▼
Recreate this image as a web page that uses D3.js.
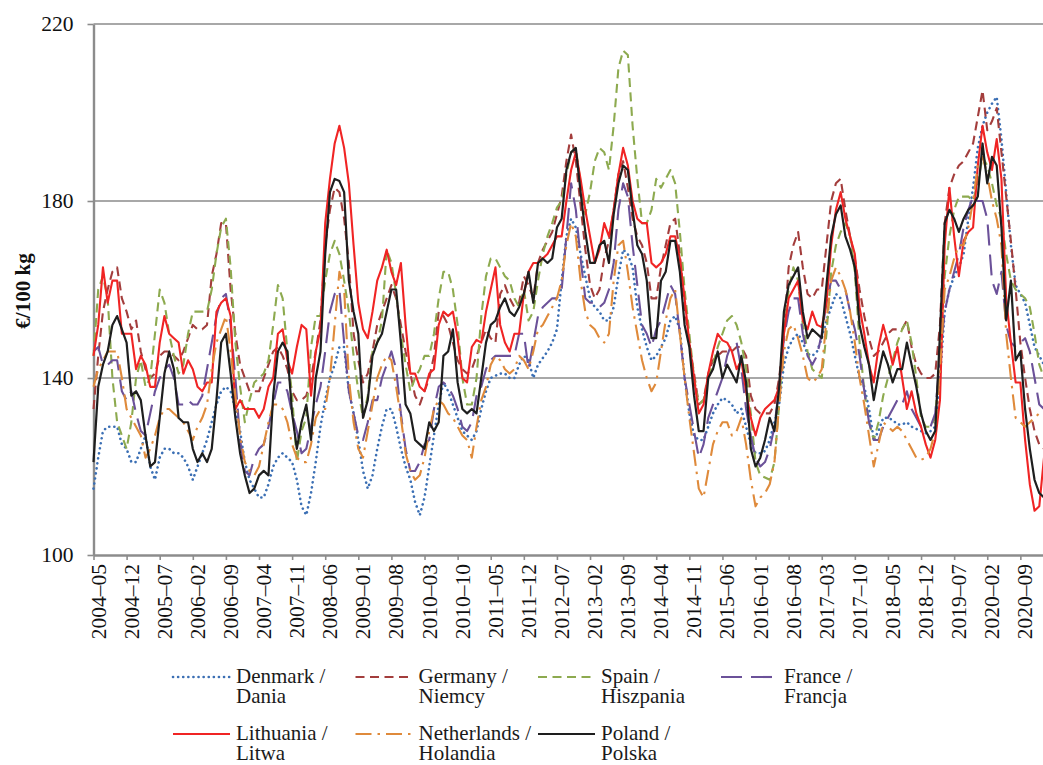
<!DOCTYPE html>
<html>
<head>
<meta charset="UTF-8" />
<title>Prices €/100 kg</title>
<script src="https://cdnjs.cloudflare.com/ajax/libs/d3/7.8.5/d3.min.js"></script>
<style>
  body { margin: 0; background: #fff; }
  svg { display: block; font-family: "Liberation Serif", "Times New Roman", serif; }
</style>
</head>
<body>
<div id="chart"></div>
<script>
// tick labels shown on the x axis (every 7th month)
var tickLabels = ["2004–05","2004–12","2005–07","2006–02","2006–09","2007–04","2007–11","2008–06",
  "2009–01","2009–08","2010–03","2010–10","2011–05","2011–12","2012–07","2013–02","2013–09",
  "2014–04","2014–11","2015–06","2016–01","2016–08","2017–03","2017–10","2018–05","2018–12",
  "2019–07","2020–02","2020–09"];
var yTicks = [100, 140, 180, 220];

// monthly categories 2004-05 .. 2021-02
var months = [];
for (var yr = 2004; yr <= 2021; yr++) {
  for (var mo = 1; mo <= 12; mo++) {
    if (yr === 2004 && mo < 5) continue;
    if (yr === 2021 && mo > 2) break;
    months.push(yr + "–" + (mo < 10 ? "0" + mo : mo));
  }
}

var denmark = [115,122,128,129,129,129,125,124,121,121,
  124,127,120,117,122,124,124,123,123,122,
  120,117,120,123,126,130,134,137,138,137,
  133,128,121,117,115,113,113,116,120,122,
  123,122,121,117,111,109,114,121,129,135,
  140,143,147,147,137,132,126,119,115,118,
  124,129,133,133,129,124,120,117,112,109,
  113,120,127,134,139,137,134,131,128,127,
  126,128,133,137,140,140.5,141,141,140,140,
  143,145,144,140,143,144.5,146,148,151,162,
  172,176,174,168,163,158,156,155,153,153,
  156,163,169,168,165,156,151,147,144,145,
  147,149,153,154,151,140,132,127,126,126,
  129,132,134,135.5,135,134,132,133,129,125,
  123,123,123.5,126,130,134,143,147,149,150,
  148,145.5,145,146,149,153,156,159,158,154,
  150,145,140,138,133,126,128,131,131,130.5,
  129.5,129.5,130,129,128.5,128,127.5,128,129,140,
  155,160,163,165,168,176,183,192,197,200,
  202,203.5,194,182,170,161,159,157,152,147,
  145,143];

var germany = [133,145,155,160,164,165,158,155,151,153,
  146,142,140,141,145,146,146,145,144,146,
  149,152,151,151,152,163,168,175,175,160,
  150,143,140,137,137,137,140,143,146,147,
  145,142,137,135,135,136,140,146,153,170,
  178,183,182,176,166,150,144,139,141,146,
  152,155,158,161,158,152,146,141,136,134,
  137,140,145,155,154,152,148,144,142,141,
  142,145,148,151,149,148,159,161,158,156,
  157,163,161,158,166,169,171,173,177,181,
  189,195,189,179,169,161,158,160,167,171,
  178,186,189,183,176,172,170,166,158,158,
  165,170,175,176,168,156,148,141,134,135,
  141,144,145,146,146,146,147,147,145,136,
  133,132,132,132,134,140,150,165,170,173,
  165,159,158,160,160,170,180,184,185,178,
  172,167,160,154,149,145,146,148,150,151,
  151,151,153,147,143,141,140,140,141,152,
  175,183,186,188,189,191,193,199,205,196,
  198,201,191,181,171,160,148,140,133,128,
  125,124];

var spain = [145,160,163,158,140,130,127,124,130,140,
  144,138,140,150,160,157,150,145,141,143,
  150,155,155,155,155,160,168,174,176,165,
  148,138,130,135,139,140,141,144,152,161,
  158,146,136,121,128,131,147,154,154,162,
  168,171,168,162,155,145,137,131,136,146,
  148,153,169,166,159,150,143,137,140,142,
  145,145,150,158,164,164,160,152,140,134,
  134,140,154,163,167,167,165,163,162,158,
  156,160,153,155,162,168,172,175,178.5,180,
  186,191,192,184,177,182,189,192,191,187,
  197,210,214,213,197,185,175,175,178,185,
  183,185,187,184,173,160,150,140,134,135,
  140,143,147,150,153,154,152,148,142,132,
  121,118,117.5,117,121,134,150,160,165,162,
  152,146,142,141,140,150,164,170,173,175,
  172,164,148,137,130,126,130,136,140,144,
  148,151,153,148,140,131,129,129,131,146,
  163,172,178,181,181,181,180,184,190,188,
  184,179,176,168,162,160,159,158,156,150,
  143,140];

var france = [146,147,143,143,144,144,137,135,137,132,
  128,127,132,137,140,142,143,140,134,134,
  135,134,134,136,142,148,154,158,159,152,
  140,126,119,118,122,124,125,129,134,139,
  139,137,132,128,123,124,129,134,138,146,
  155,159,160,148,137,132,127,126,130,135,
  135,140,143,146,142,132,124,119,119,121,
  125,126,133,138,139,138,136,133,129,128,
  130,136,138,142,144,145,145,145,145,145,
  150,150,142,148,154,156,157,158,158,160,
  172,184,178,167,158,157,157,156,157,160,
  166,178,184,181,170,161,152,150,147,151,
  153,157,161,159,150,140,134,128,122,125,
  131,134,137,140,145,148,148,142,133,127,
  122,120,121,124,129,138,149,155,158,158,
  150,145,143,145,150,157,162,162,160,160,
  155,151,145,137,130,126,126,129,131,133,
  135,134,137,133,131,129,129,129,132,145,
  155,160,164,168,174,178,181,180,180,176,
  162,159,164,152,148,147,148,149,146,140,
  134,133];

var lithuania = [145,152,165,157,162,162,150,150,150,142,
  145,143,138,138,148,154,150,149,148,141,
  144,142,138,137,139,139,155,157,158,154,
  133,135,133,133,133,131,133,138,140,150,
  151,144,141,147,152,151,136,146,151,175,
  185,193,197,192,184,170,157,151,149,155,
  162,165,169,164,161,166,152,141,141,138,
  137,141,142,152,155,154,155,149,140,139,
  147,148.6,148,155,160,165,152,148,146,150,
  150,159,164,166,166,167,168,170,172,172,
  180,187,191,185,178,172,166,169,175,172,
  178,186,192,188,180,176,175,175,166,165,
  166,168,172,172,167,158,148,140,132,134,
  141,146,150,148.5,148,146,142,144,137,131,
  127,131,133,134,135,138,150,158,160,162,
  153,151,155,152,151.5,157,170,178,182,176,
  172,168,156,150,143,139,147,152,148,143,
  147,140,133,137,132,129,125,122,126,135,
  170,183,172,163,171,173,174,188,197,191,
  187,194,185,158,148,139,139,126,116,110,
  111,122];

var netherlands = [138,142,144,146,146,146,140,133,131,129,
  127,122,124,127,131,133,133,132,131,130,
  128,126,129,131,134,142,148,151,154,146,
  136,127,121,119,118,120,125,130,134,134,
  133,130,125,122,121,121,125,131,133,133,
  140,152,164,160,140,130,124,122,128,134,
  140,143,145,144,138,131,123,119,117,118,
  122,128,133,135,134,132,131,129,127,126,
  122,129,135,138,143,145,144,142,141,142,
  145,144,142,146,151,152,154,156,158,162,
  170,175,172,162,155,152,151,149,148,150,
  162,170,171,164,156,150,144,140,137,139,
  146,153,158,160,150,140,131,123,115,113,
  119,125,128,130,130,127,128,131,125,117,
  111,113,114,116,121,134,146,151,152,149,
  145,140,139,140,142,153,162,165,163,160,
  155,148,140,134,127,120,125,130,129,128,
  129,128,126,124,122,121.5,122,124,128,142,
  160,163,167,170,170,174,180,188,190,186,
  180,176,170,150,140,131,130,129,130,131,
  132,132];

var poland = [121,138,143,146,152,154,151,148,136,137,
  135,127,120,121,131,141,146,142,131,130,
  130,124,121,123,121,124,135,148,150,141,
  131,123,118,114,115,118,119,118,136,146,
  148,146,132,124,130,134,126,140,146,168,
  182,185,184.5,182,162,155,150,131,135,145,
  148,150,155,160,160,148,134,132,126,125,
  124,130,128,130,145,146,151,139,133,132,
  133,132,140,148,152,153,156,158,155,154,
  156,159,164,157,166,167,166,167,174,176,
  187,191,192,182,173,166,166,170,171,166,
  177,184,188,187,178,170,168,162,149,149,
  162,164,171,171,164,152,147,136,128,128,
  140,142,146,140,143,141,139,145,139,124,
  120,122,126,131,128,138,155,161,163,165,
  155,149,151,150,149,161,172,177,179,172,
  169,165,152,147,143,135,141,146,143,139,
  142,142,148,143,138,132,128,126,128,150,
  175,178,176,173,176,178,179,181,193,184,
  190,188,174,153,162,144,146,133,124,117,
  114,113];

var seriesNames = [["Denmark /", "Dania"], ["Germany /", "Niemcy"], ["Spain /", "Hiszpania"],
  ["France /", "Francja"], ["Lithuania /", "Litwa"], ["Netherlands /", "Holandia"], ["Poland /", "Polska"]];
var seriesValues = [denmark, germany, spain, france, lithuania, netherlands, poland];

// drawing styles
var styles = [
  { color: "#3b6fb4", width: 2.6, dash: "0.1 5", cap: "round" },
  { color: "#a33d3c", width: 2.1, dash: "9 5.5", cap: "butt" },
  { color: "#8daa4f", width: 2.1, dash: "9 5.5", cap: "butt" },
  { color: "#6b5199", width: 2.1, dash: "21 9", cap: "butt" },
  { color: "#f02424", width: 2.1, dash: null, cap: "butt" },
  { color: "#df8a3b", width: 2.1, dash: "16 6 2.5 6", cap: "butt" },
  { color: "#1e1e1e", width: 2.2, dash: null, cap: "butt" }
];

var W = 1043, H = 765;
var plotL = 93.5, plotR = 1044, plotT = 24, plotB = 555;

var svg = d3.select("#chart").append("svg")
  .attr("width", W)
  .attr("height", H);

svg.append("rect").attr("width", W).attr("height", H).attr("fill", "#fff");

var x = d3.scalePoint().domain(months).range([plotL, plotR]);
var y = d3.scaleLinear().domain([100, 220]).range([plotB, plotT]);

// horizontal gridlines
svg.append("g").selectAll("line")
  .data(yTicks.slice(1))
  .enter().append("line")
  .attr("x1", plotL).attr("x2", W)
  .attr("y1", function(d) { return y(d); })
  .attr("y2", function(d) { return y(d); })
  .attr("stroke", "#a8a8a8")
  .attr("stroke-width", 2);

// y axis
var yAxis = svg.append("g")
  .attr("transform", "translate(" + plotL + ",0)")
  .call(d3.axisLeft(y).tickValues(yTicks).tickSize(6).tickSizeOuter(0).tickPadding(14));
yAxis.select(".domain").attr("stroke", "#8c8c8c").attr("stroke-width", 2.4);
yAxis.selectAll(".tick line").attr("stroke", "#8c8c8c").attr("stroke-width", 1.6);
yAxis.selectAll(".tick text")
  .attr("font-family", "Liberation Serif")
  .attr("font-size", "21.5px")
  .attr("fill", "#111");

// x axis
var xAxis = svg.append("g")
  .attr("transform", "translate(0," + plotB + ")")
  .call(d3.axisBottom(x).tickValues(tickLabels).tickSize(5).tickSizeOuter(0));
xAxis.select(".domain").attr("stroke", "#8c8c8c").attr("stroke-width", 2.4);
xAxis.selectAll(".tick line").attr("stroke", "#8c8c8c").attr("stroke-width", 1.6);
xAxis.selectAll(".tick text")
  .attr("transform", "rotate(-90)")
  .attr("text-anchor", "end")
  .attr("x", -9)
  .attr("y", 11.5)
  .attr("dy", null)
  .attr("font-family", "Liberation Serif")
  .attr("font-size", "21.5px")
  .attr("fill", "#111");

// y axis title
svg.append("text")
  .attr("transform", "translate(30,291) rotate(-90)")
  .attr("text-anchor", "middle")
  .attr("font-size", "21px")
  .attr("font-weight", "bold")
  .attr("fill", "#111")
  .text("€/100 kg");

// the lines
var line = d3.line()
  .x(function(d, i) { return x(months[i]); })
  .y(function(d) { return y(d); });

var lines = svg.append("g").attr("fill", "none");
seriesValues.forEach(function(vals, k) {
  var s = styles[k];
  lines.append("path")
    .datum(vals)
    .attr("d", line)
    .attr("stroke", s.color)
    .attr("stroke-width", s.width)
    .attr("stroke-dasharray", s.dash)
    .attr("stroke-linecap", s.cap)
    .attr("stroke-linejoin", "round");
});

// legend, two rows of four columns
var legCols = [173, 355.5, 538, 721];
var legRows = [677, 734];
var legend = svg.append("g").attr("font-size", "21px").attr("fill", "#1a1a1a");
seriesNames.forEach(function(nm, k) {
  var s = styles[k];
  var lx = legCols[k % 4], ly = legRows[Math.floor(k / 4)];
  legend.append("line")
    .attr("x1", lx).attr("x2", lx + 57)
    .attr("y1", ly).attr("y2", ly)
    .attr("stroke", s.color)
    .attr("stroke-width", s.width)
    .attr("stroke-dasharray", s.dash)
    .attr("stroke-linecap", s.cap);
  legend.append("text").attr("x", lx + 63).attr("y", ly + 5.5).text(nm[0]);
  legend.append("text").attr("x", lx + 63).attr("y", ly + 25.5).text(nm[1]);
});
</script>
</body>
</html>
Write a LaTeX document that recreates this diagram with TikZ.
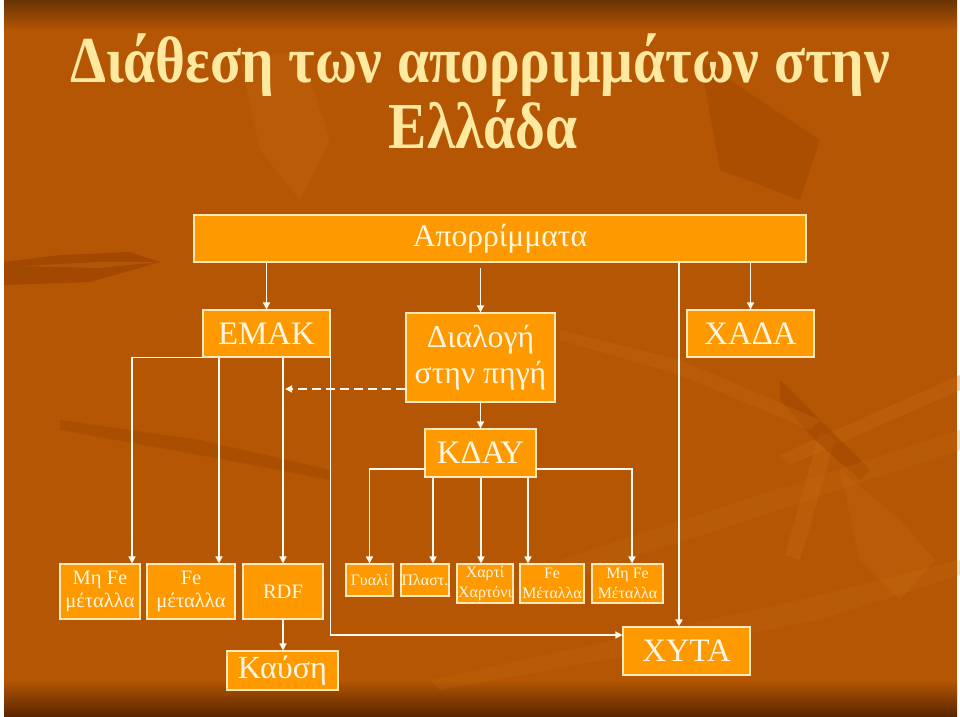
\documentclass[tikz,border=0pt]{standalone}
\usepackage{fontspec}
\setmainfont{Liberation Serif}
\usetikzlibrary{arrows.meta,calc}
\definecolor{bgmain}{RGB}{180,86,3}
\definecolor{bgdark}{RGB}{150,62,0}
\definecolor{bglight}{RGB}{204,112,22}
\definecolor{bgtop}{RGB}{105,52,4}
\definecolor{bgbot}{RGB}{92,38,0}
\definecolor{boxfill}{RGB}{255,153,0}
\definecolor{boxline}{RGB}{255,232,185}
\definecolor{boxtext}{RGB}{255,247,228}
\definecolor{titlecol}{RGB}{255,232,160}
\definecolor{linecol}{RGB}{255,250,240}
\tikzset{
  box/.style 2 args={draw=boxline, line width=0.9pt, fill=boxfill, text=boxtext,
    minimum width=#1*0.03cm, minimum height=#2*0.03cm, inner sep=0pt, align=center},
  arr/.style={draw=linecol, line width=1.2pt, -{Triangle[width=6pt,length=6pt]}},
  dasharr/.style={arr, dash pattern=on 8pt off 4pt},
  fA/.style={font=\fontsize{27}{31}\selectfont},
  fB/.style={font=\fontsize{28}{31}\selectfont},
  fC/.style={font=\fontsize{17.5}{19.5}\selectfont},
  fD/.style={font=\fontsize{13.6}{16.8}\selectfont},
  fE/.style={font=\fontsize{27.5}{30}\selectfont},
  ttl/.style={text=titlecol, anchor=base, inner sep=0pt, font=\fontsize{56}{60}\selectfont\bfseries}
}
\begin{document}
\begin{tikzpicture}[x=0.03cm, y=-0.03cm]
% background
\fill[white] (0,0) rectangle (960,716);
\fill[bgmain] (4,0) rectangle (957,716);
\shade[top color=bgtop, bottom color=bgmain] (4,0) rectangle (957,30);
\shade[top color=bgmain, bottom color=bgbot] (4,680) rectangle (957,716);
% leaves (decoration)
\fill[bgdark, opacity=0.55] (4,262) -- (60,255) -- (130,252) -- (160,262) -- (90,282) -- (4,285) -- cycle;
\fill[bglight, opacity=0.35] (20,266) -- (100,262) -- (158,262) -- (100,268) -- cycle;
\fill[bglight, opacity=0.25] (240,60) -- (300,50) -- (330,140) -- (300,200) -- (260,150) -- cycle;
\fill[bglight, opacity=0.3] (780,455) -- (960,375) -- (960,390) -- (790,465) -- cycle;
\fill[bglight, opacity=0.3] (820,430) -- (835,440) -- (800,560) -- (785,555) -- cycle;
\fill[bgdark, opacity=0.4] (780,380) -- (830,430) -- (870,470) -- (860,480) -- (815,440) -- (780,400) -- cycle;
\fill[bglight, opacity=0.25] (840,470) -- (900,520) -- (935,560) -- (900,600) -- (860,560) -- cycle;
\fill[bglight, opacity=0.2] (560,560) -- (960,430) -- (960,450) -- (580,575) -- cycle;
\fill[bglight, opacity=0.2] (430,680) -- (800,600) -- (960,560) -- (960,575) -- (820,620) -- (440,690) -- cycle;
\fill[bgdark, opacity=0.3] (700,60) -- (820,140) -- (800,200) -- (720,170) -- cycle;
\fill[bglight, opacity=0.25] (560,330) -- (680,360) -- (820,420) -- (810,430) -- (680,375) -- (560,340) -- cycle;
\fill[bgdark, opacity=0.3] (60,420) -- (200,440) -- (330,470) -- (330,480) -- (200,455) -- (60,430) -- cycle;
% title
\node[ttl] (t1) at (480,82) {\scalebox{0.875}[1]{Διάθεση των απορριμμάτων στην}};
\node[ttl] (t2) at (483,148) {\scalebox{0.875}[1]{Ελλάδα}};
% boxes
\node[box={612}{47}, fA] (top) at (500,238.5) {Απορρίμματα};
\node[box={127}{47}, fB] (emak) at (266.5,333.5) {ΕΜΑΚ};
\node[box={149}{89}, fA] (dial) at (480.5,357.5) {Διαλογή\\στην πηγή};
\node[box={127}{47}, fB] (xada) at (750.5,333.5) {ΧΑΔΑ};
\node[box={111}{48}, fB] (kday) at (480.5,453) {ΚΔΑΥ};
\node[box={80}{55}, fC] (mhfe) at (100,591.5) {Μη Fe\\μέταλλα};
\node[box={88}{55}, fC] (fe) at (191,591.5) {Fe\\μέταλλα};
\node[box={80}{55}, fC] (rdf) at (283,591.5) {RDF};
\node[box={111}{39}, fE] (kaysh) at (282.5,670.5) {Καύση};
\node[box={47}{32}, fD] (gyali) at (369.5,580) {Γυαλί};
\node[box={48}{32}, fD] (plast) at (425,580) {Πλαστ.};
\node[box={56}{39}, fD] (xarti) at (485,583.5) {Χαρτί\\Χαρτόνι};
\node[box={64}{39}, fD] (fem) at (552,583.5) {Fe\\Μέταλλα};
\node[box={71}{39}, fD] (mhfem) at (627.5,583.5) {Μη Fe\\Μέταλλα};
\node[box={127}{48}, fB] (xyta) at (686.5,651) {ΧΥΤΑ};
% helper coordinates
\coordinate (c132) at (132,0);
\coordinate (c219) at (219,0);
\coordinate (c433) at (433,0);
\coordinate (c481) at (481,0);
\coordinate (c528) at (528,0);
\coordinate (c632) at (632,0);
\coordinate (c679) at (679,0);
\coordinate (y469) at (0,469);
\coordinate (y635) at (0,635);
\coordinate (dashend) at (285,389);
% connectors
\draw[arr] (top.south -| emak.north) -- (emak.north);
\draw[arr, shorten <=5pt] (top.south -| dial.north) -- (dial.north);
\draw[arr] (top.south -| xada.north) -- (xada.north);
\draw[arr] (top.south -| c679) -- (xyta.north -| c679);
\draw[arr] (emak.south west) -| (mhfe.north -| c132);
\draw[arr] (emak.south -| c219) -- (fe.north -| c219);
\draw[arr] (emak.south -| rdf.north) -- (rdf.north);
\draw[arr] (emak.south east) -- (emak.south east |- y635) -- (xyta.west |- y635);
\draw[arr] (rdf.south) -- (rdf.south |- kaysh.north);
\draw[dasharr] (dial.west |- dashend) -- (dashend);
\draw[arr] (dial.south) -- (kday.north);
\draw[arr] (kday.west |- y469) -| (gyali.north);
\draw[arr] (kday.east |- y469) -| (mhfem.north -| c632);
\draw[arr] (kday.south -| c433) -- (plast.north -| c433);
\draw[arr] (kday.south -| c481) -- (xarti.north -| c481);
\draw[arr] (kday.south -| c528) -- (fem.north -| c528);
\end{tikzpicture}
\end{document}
▲
[To do]: Read the data above. Pull out each line in which the string "that" appears.

[Response for this exercise]:
Recreate this image as a web page that uses D3.js.
Write a LaTeX document that recreates this diagram with TikZ.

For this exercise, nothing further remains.